The sound played is just repeating E notes, but it waits for the exact timing necessary to begin another note with no impact from the "reset" bit.
On hardware it sounds smooth. On VBA-M, it sounds clicky/noisy/metalic.

Code:
//get_wavelength(4);
void test2()
{
    REG_IME=0;
    
    REG_TM2CNT_H=0;
    REG_TM2CNT_L=0;
    REG_TM2CNT_H=0xC1;   //256KiHz timer
    
    REG_SOUNDCNT_X=0x80;
    REG_SOUNDCNT_L=0xFF77;
    
    int period = 0x673; //E-note after middle C
    int target_time;
    int last_time=0;
    int num_tones=6;
    int volume=15;
    int real_period=2048-period;
    
    do
    {
        target_time=last_time+real_period*2*num_tones;
        target_time&=0xFFFF;
        while (1)
        {
            if (REG_TM2CNT_L==target_time-1)
            {
                break;
            }
        }
        REG_SOUND1CNT_H = 0x80 + (volume<<12);
        REG_SOUND1CNT_X = 0x8000 + period;
        last_time=target_time;
        volume--;
        if (volume==0) volume=15;
    } while (1);
}
Thanks.

Any chance of a recording of the original sound and how VBA-M sounds?
ah, so where would the fault lie.... the sound core, or the output itself...
This is in the sound core.
Sorry about some misinformation, it is not completely smooth on a GBA.
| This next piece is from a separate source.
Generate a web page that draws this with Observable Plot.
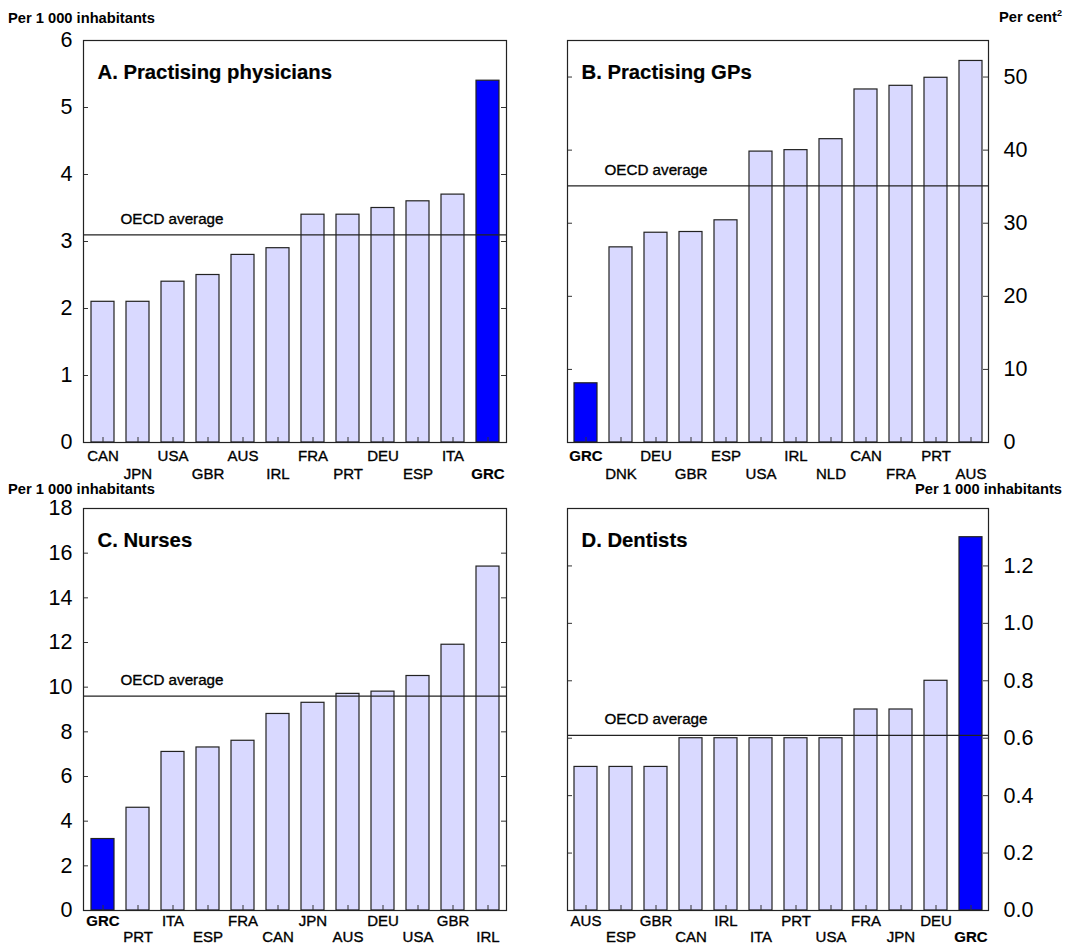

The wave is normally ~134 samples wide.
There is a 'bad wave' which is ~26 samples longer every ~1468 samples on VBA-M. The bad wave sounds like a pop. You get a pop about ~30 times a second.
The bad wave (~26 samples longer) occurs every ~5638 samples on hardware, so it's less noticable. The pop appears ~7.8 times a second.

I've attached the test program, VBA-M's wav output, and a bad recording of what hardware produces. WAV files don't compress well, so it's 900k.[attachment=23]
ah, ok, well i've been having somewhat a feeling that the gba sound core wasn't correct.. i've noticed some strange squeaking at certain points in a few games, i just thought it was my single core cpu....
Well, in that case, please let us know squall so Nach, Jonas, Spacy or I can have a look at them.
it was most noticeble in Super Robot Taisen - Original Generation 1 and 2
I've been noticing this white noise when playing GBA games, its only audible when you come to a point where no bgm or sound is playing, and it sounds a wave thats eternally moving in, but not going back out.

Its not audible in DMG or CGB games.

related at all Dwedit?

a better description would be scratching to pieces of metal together, albeit very slowly,
Here's a more or less clean recording from my NDS using my new ASUS Xonar DX sound card ^^
(NDS headphone jack to sound card line in, 48 kHz recording)
This will likely be fixed when Blargg rewrites the audio core.